I think the first is to decide what it is you want to do, and why.

In my experience people who say they want to write a book don’t really want to do that. They want to have written one.

Most of those who really want to write have done so since they were young, and they never said they wanted to write. They simply wrote, and did so for years without telling anyone.

So, what is it you really want, deep down? And why?

@lunk - all fair questions. Thanks for taking the time to respond.

I’ve been writing since I was young. I received great encouragement from a high school teacher - some of the only encouragement I received when I was young. So, yes, I have written some since then. On and off, nothing terribly structured, typically individual scenes to stories that could be expanded, maybe not, but efficacious for myself nonetheless because I enjoyed the experience.

Your questions are helping me to flesh out this desire - which is really a desire to write more, to write with more discipline, to create stories, and not only write my own. I get a lot of pleasure from the experience of writing, crafting scenes, constructing honest dialog. Whether it is read by others has never been a chief motivation, nor has it been about selling or publishing a book. I would like to do that, sure, and I would also appreciate the feedback I would receive from getting my stories “out there”. It would be helpful to get some feedback, make me a better writer I suppose.

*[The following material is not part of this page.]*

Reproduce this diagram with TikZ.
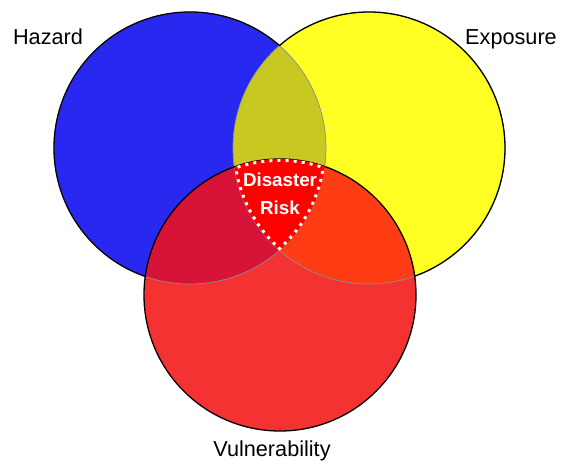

I don’t know if others’ experience of writing is similar to mine - the feeling of getting your feelings out, your observations on “paper”, expressing something in words that can rarely come out in conversation because conversation can be limiting to what you want to express, maybe. I don’t know. But I do know there is this place I can go inside that allows me to create. I can’t do it without getting to that place - quiet, solitude, a word, a phrase, an image, a thought. When I’m there, words, sentences, imagery, ideas, can all explode from me. It’s easy. Staying in that place is what’s difficult. That gets me back to the discipline, perhaps, that I’m seeking. Maybe that’s the thing, right now, that I’m really desiring.

Katherine alluded to it above - put in the work. I’ve reached a point in my life that I’m not overcome by other commitments. I can do this now. The act of logging into this forum a few days ago was a big step for me. Reaching out to others and asking for advice. It’s a level of vulnerability I can tolerate at the moment, while hiding behind my keyboard and computer screen. So far, the feedback has been encouraging and challenging. I think I expected worse.

So again, thanks for your questions. I believe I answered them.

My favourite book about writing:
Steering the craft, by Ursula K LeGuin.